— Start Source excerpt —
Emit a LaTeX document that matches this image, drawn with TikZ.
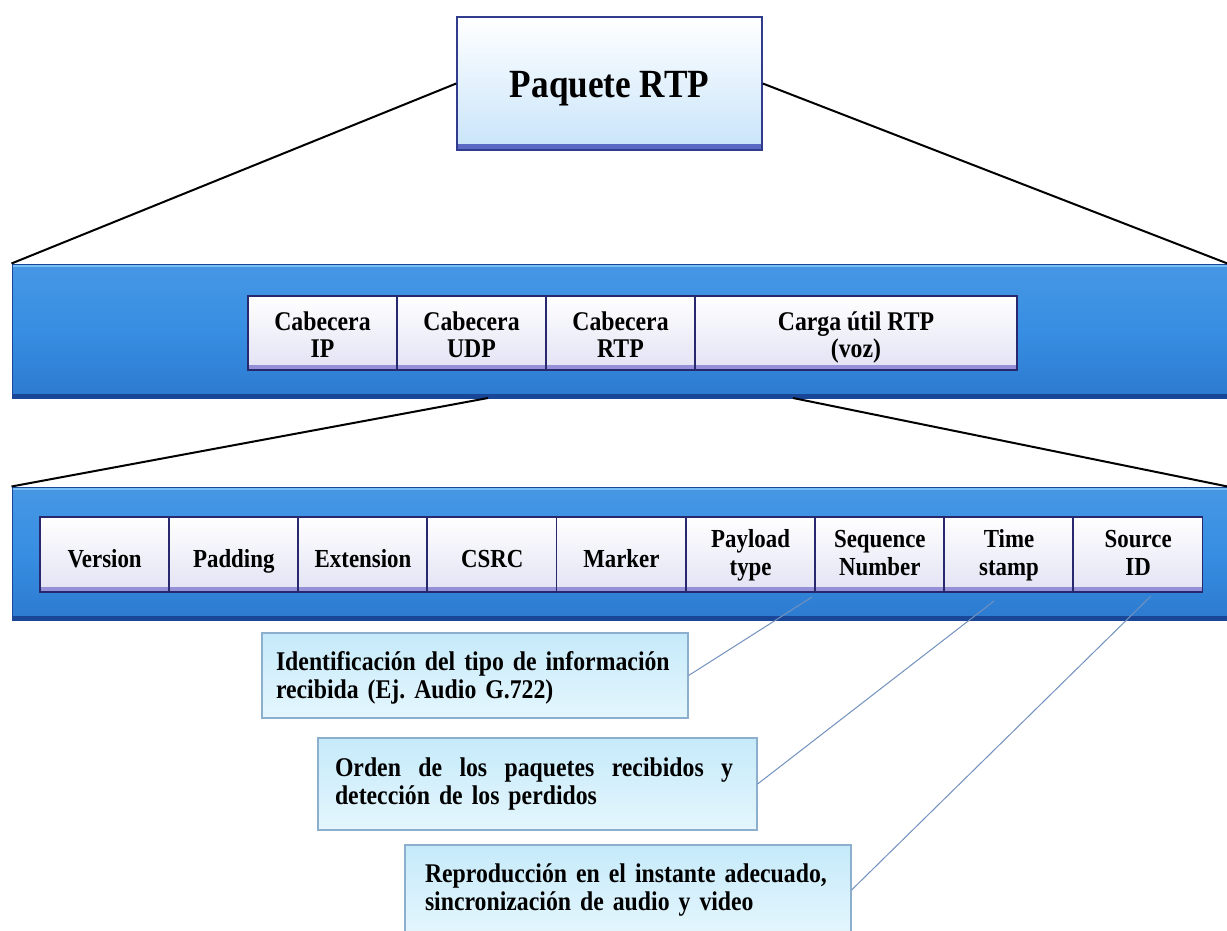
\documentclass[tikz,border=0pt]{standalone}
\usepackage{fontspec}
\newfontfamily\lblfont{Liberation Serif}[FakeStretch=0.88]
\usetikzlibrary{calc}

\definecolor{bandtop}{RGB}{120,190,245}
\definecolor{bandmid}{RGB}{55,142,226}
\definecolor{bandbot}{RGB}{44,122,208}
\definecolor{bandedge}{RGB}{25,70,150}
\definecolor{fieldbot}{RGB}{226,226,244}
\definecolor{fieldedge}{RGB}{40,40,110}
\definecolor{fieldstrip}{RGB}{150,145,215}
\definecolor{titlebot}{RGB}{200,228,250}
\definecolor{titleedge}{RGB}{50,60,140}
\definecolor{titlestrip}{RGB}{90,105,195}
\definecolor{callouttop}{RGB}{198,234,250}
\definecolor{calloutbot}{RGB}{228,246,253}
\definecolor{calloutedge}{RGB}{140,175,205}
\definecolor{leader}{RGB}{115,145,190}

% fixed line struts: \lnstrut{height}{depth}
\newcommand\lnstrut[2]{\rule[-#2]{0pt}{\dimexpr#1+#2\relax}}
% a line spread out to a given width
\newcommand\spreadline[2]{\makebox[#1][s]{\spaceskip=.3333em plus 1em\relax #2}}

\frenchspacing

\begin{document}
\begin{tikzpicture}[x=1pt,y=-1pt,
  titlebox/.style={rectangle, inner sep=0pt, minimum width=305pt, minimum height=133pt,
    text height=29pt, text depth=0pt,
    top color=white, bottom color=titlebot, draw=titleedge, line width=1.5pt,
    font={\lblfont\bfseries\fontsize{40pt}{40pt}\selectfont},
    path picture={
      \fill[titlestrip] (path picture bounding box.south west) rectangle ([yshift=6pt]path picture bounding box.south east);
      \draw[titleedge, line width=3pt] (path picture bounding box.north east) -- (path picture bounding box.south east);}},
  band/.style={rectangle, inner sep=0pt, minimum width=1215pt,
    top color=bandmid!92!white, bottom color=bandbot, middle color=bandmid, draw=bandedge, line width=1pt,
    path picture={
      \fill[bandedge] (path picture bounding box.south west) rectangle ([yshift=4pt]path picture bounding box.south east);
      \fill[bandtop] (path picture bounding box.north west) rectangle ([yshift=-3pt]path picture bounding box.north east);}},
  field/.style={rectangle, inner sep=0pt,
    top color=white, bottom color=fieldbot, draw=fieldedge, line width=1.2pt,
    path picture={
      \fill[fieldstrip] (path picture bounding box.south west) rectangle ([yshift=5pt]path picture bounding box.south east);
      \draw[fieldedge, line width=2.5pt] (path picture bounding box.north east) -- (path picture bounding box.south east);}},
  hdrfield/.style={field, align=center, minimum height=74pt, font={\lblfont\bfseries\fontsize{27pt}{27pt}\selectfont}},
  rtpfield/.style={field, minimum width=129.2pt, minimum height=75pt, font={\lblfont\bfseries\fontsize{26pt}{28pt}\selectfont}},
  oneline/.style={text height=25pt, text depth=0pt},
  twoline/.style={align=center},
  callout/.style={rectangle, inner ysep=0pt, align=left, draw=calloutedge, line width=1.2pt,
    top color=callouttop, bottom color=calloutbot,
    font={\lblfont\bfseries\fontsize{27pt}{28pt}\selectfont}},
  zoomline/.style={draw=black, line width=2pt},
  leaderline/.style={draw=leader, line width=1pt}]

\useasboundingbox[fill=white] (0,0) rectangle (1227,931);

% packet title
\node[titlebox] (title) at (609.5,83.5) {Paquete RTP};

% first band: packet layout
\node[band, minimum height=134pt] (band1) at (619.5,331) {};
\node[hdrfield, minimum width=149pt] (ip)  at (322.5,333) {\lnstrut{28pt}{7pt}Cabecera\\\lnstrut{20pt}{7pt}IP};
\node[hdrfield, minimum width=149pt] (udp) at (471.5,333) {\lnstrut{28pt}{7pt}Cabecera\\\lnstrut{20pt}{7pt}UDP};
\node[hdrfield, minimum width=149pt] (rtp) at (620.5,333) {\lnstrut{28pt}{7pt}Cabecera\\\lnstrut{20pt}{7pt}RTP};
\node[hdrfield, minimum width=322pt] (load) at (856,333) {\lnstrut{28pt}{7pt}Carga útil RTP\\\lnstrut{20pt}{7pt}(voz)};

% second band: RTP header fields
\node[band, minimum height=133pt] (band2) at (619.5,553.5) {};
\node[rtpfield, oneline] (f1) at (104.6,554.5) {Version};
\node[rtpfield, oneline] (f2) at (233.8,554.5) {Padding};
\node[rtpfield, oneline] (f3) at (363.0,554.5) {Extension};
\node[rtpfield, oneline] (f4) at (492.2,554.5) {CSRC};
\node[rtpfield, oneline] (f5) at (621.4,554.5) {Marker};
\node[rtpfield, twoline] (f6) at (750.6,554.5) {\lnstrut{22pt}{7pt}Payload\\\lnstrut{20pt}{9pt}type};
\node[rtpfield, twoline] (f7) at (879.8,554.5) {\lnstrut{22pt}{7pt}Sequence\\\lnstrut{20pt}{9pt}Number};
\node[rtpfield, twoline] (f8) at (1009.0,554.5) {\lnstrut{22pt}{7pt}Time\\\lnstrut{20pt}{9pt}stamp};
\node[rtpfield, twoline] (f9) at (1138.2,554.5) {\lnstrut{22pt}{7pt}Source\\\lnstrut{20pt}{9pt}ID};

% explanatory notes
\node[callout, minimum height=85pt, inner xsep=14pt, text width=398pt] (c1) at (475,675.5)
  {\lnstrut{24pt}{7pt}Identificación del tipo de información\\\lnstrut{21pt}{4pt}recibida (Ej. Audio G.722)};
\node[callout, minimum height=92pt, inner xsep=17pt, text width=405pt] (c2) at (537.5,784)
  {\spreadline{398pt}{Orden de los paquetes recibidos y}\\detección de los perdidos};
\node[callout, minimum height=90pt, inner xsep=20pt, text width=406pt] (c3) at (628,890)
  {Reproducción en el instante adecuado,\\sincronización de audio y video};

% zoom-out lines between levels
\coordinate (b1l) at (488,398);
\coordinate (b1r) at (793,398);
\draw[zoomline] (title.west) -- (band1.north west);
\draw[zoomline] (title.east) -- (band1.north east);
\draw[zoomline] (b1l) -- (band2.north west);
\draw[zoomline] (b1r) -- (band2.north east);

% leaders from notes to fields
\coordinate (p1) at (812,597);
\coordinate (p2) at (994,601);
\coordinate (p3) at (1151,596);
\draw[leaderline] (c1.east) -- (p1);
\draw[leaderline] (c2.east) -- (p2);
\draw[leaderline] (c3.east) -- (p3);

\end{tikzpicture}
\end{document}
— End Source excerpt —
Retype the listing exactly. Pictures do not belong in the copy.

■ Task response ■
Emit a LaTeX document that matches this image, drawn with TikZ.
\documentclass[tikz,border=0pt]{standalone}
\usepackage{fontspec}
\newfontfamily\lblfont{Liberation Serif}[FakeStretch=0.88]
\usetikzlibrary{calc}

\definecolor{bandtop}{RGB}{120,190,245}
\definecolor{bandmid}{RGB}{55,142,226}
\definecolor{bandbot}{RGB}{44,122,208}
\definecolor{bandedge}{RGB}{25,70,150}
\definecolor{fieldbot}{RGB}{226,226,244}
\definecolor{fieldedge}{RGB}{40,40,110}
\definecolor{fieldstrip}{RGB}{150,145,215}
\definecolor{titlebot}{RGB}{200,228,250}
\definecolor{titleedge}{RGB}{50,60,140}
\definecolor{titlestrip}{RGB}{90,105,195}
\definecolor{callouttop}{RGB}{198,234,250}
\definecolor{calloutbot}{RGB}{228,246,253}
\definecolor{calloutedge}{RGB}{140,175,205}
\definecolor{leader}{RGB}{115,145,190}

% fixed line struts: \lnstrut{height}{depth}
\newcommand\lnstrut[2]{\rule[-#2]{0pt}{\dimexpr#1+#2\relax}}
% a line spread out to a given width
\newcommand\spreadline[2]{\makebox[#1][s]{\spaceskip=.3333em plus 1em\relax #2}}

\frenchspacing

\begin{document}
\begin{tikzpicture}[x=1pt,y=-1pt,
  titlebox/.style={rectangle, inner sep=0pt, minimum width=305pt, minimum height=133pt,
    text height=29pt, text depth=0pt,
    top color=white, bottom color=titlebot, draw=titleedge, line width=1.5pt,
    font={\lblfont\bfseries\fontsize{40pt}{40pt}\selectfont},
    path picture={
      \fill[titlestrip] (path picture bounding box.south west) rectangle ([yshift=6pt]path picture bounding box.south east);
      \draw[titleedge, line width=3pt] (path picture bounding box.north east) -- (path picture bounding box.south east);}},
  band/.style={rectangle, inner sep=0pt, minimum width=1215pt,
    top color=bandmid!92!white, bottom color=bandbot, middle color=bandmid, draw=bandedge, line width=1pt,
    path picture={
      \fill[bandedge] (path picture bounding box.south west) rectangle ([yshift=4pt]path picture bounding box.south east);
      \fill[bandtop] (path picture bounding box.north west) rectangle ([yshift=-3pt]path picture bounding box.north east);}},
  field/.style={rectangle, inner sep=0pt,
    top color=white, bottom color=fieldbot, draw=fieldedge, line width=1.2pt,
    path picture={
      \fill[fieldstrip] (path picture bounding box.south west) rectangle ([yshift=5pt]path picture bounding box.south east);
      \draw[fieldedge, line width=2.5pt] (path picture bounding box.north east) -- (path picture bounding box.south east);}},
  hdrfield/.style={field, align=center, minimum height=74pt, font={\lblfont\bfseries\fontsize{27pt}{27pt}\selectfont}},
  rtpfield/.style={field, minimum width=129.2pt, minimum height=75pt, font={\lblfont\bfseries\fontsize{26pt}{28pt}\selectfont}},
  oneline/.style={text height=25pt, text depth=0pt},
  twoline/.style={align=center},
  callout/.style={rectangle, inner ysep=0pt, align=left, draw=calloutedge, line width=1.2pt,
    top color=callouttop, bottom color=calloutbot,
    font={\lblfont\bfseries\fontsize{27pt}{28pt}\selectfont}},
  zoomline/.style={draw=black, line width=2pt},
  leaderline/.style={draw=leader, line width=1pt}]

\useasboundingbox[fill=white] (0,0) rectangle (1227,931);

% packet title
\node[titlebox] (title) at (609.5,83.5) {Paquete RTP};

% first band: packet layout
\node[band, minimum height=134pt] (band1) at (619.5,331) {};
\node[hdrfield, minimum width=149pt] (ip)  at (322.5,333) {\lnstrut{28pt}{7pt}Cabecera\\\lnstrut{20pt}{7pt}IP};
\node[hdrfield, minimum width=149pt] (udp) at (471.5,333) {\lnstrut{28pt}{7pt}Cabecera\\\lnstrut{20pt}{7pt}UDP};
\node[hdrfield, minimum width=149pt] (rtp) at (620.5,333) {\lnstrut{28pt}{7pt}Cabecera\\\lnstrut{20pt}{7pt}RTP};
\node[hdrfield, minimum width=322pt] (load) at (856,333) {\lnstrut{28pt}{7pt}Carga útil RTP\\\lnstrut{20pt}{7pt}(voz)};

% second band: RTP header fields
\node[band, minimum height=133pt] (band2) at (619.5,553.5) {};
\node[rtpfield, oneline] (f1) at (104.6,554.5) {Version};
\node[rtpfield, oneline] (f2) at (233.8,554.5) {Padding};
\node[rtpfield, oneline] (f3) at (363.0,554.5) {Extension};
\node[rtpfield, oneline] (f4) at (492.2,554.5) {CSRC};
\node[rtpfield, oneline] (f5) at (621.4,554.5) {Marker};
\node[rtpfield, twoline] (f6) at (750.6,554.5) {\lnstrut{22pt}{7pt}Payload\\\lnstrut{20pt}{9pt}type};
\node[rtpfield, twoline] (f7) at (879.8,554.5) {\lnstrut{22pt}{7pt}Sequence\\\lnstrut{20pt}{9pt}Number};
\node[rtpfield, twoline] (f8) at (1009.0,554.5) {\lnstrut{22pt}{7pt}Time\\\lnstrut{20pt}{9pt}stamp};
\node[rtpfield, twoline] (f9) at (1138.2,554.5) {\lnstrut{22pt}{7pt}Source\\\lnstrut{20pt}{9pt}ID};

% explanatory notes
\node[callout, minimum height=85pt, inner xsep=14pt, text width=398pt] (c1) at (475,675.5)
  {\lnstrut{24pt}{7pt}Identificación del tipo de información\\\lnstrut{21pt}{4pt}recibida (Ej. Audio G.722)};
\node[callout, minimum height=92pt, inner xsep=17pt, text width=405pt] (c2) at (537.5,784)
  {\spreadline{398pt}{Orden de los paquetes recibidos y}\\detección de los perdidos};
\node[callout, minimum height=90pt, inner xsep=20pt, text width=406pt] (c3) at (628,890)
  {Reproducción en el instante adecuado,\\sincronización de audio y video};

% zoom-out lines between levels
\coordinate (b1l) at (488,398);
\coordinate (b1r) at (793,398);
\draw[zoomline] (title.west) -- (band1.north west);
\draw[zoomline] (title.east) -- (band1.north east);
\draw[zoomline] (b1l) -- (band2.north west);
\draw[zoomline] (b1r) -- (band2.north east);

% leaders from notes to fields
\coordinate (p1) at (812,597);
\coordinate (p2) at (994,601);
\coordinate (p3) at (1151,596);
\draw[leaderline] (c1.east) -- (p1);
\draw[leaderline] (c2.east) -- (p2);
\draw[leaderline] (c3.east) -- (p3);

\end{tikzpicture}
\end{document}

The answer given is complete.